→ PROBLEM REQUIREMENTS: Print the lines of the listing below verbatim from its first line through the line bearing "time_pos = [0, 1, 2, 3, 4, 5, 6]". Any pictures are to be omitted.

→ GIVEN DATA:
++++++

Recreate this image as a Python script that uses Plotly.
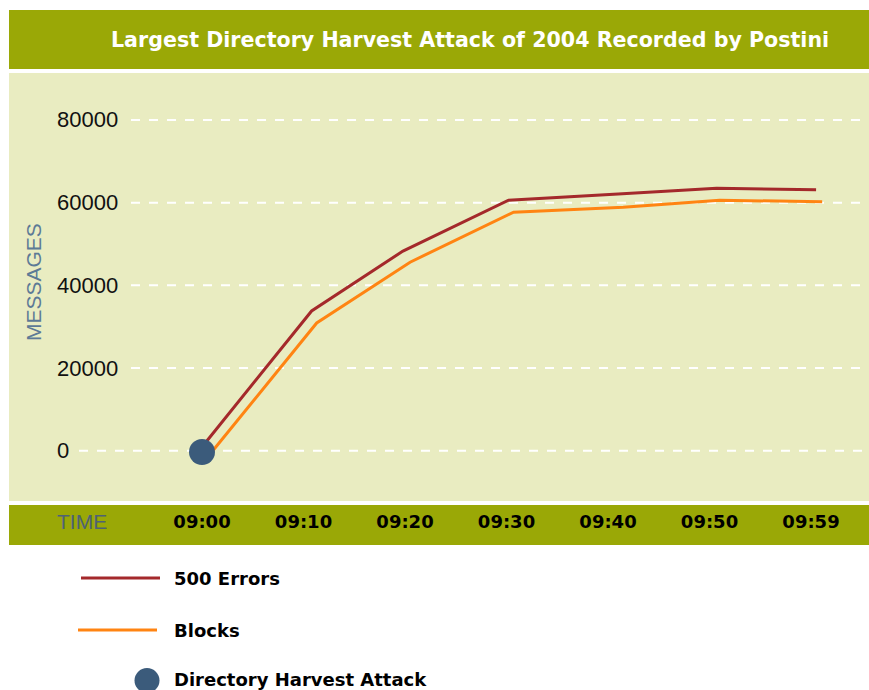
import plotly.graph_objects as go

# ---------------- data ----------------
time_labels = ["09:00", "09:10", "09:20", "09:30", "09:40", "09:50", "09:59"]
time_pos = [0, 1, 2, 3, 4, 5, 6]

errors_x = [-0.03, 1.08, 1.98, 3.02, 4.10, 5.07, 6.05]
errors_y = [0, 33800, 48300, 60600, 62100, 63500, 63100]

blocks_x = [0.04, 1.13, 2.05, 3.07, 4.15, 5.10, 6.11]
blocks_y = [-2000, 30900, 45600, 57700, 58900, 60600, 60200]

attack_x = [0]
attack_y = [-300]

y_ticks = [0, 20000, 40000, 60000, 80000]

series_names = ["500 Errors", "Blocks", "Directory Harvest Attack"]

# ---------------- style ----------------
W, H = 869, 690
PL, PR, PT, PB = 9, 869, 73, 501  # plot area in px
OLIVE = "#9aa806"
LIGHT = "#e9ecc1"
RED = "#a4292b"
ORANGE = "#ff8412"
DOT = "#3b5b7b"

def px_x(px):
    return (px - PL) / (PR - PL)

def px_y(py):
    return (PB - py) / (PB - PT)

fig = go.Figure()
fig.add_trace(go.Scatter(x=errors_x, y=errors_y, mode="lines", name=series_names[0],
                         line=dict(color=RED, width=3), showlegend=False))
fig.add_trace(go.Scatter(x=blocks_x, y=blocks_y, mode="lines", name=series_names[1],
                         line=dict(color=ORANGE, width=3), showlegend=False))
fig.add_trace(go.Scatter(x=attack_x, y=attack_y, mode="markers", name=series_names[2],
                         marker=dict(color=DOT, size=26), showlegend=False))

shapes = []
# title band
shapes.append(dict(type="rect", xref="paper", yref="paper", x0=px_x(9), x1=px_x(869),
                   y0=px_y(69), y1=px_y(10), fillcolor=OLIVE, line=dict(width=0), layer="below"))
# time band
shapes.append(dict(type="rect", xref="paper", yref="paper", x0=px_x(9), x1=px_x(869),
                   y0=px_y(545), y1=px_y(505), fillcolor=OLIVE, line=dict(width=0), layer="below"))
# gridlines, starting after each label
for v in y_ticks:
    start = 57 + 13 * len(str(v)) + 9
    shapes.append(dict(type="line", xref="paper", yref="y", x0=px_x(start), x1=1,
                       y0=v, y1=v, line=dict(color="white", width=2, dash="dash"), layer="below"))

annotations = []
annotations.append(dict(text="Largest Directory Harvest Attack of 2004 Recorded by Postini",
                        xref="paper", yref="paper", x=px_x(470), y=px_y(40),
                        xanchor="center", yanchor="middle", showarrow=False,
                        font=dict(family="DejaVu Sans", size=20.6, color="white", weight="bold")))
annotations.append(dict(text="MESSAGES", xref="paper", yref="paper", x=px_x(33), y=px_y(282),
                        xanchor="center", yanchor="middle", showarrow=False, textangle=-90,
                        font=dict(family="Liberation Sans", size=21, color="#5d7a96")))
annotations.append(dict(text="TIME", xref="paper", yref="paper", x=px_x(82), y=px_y(521),
                        xanchor="center", yanchor="middle", showarrow=False,
                        font=dict(family="Liberation Sans", size=21, color="#4e6275")))
for v in y_ticks:
    annotations.append(dict(text=str(v), xref="paper", yref="y", x=px_x(55), y=v,
                            xanchor="left", yanchor="middle", showarrow=False,
                            font=dict(family="Liberation Sans", size=22, color="#111111")))

# manual legend
legend_rows = [(578, RED, 81, 160), (630, ORANGE, 78, 157)]
for (yy, col, xa, xb), name in zip(legend_rows, series_names[:2]):
    shapes.append(dict(type="line", xref="paper", yref="paper", x0=px_x(xa), x1=px_x(xb),
                       y0=px_y(yy), y1=px_y(yy), line=dict(color=col, width=3)))
    annotations.append(dict(text=name, xref="paper", yref="paper", x=px_x(172), y=px_y(yy),
                            xanchor="left", yanchor="middle", showarrow=False,
                            font=dict(family="DejaVu Sans", size=18, color="black", weight="bold")))
shapes.append(dict(type="circle", xref="paper", yref="paper", x0=px_x(134.5), x1=px_x(159.5),
                   y0=px_y(693), y1=px_y(668), fillcolor=DOT, line=dict(width=0)))
annotations.append(dict(text=series_names[2], xref="paper", yref="paper", x=px_x(172), y=px_y(679),
                        xanchor="left", yanchor="middle", showarrow=False,
                        font=dict(family="DejaVu Sans", size=18, color="black", weight="bold")))

# axis ranges mapping data to pixels (09:00 at px 202, 101.5 px per step; 0 at px 450.7, 241.9 units/px)
x_range = [(PL - 202) / 101.5, (PR - 202) / 101.5]
y_range = [(450.7 - PB) * 241.9, (450.7 - PT) * 241.9]

fig.update_layout(
    width=W, height=H,
    margin=dict(l=PL, r=W - PR, t=PT, b=H - PB),
    paper_bgcolor="white", plot_bgcolor=LIGHT,
    shapes=shapes, annotations=annotations,
    xaxis=dict(range=x_range, tickvals=time_pos, ticktext=time_labels, showgrid=False,
               zeroline=False, showline=False, ticks="", ticklabelstandoff=8,
               tickfont=dict(family="DejaVu Sans", size=18, color="black", weight="bold"),
               fixedrange=True),
    yaxis=dict(range=y_range, showgrid=False, zeroline=False, showticklabels=False,
               showline=False, fixedrange=True),
    showlegend=False,
)

fig.write_html("out.html")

++++++

→ EXERCISE ANSWER:
Recreate this image as a Python script that uses Plotly.
import plotly.graph_objects as go

# ---------------- data ----------------
time_labels = ["09:00", "09:10", "09:20", "09:30", "09:40", "09:50", "09:59"]
time_pos = [0, 1, 2, 3, 4, 5, 6]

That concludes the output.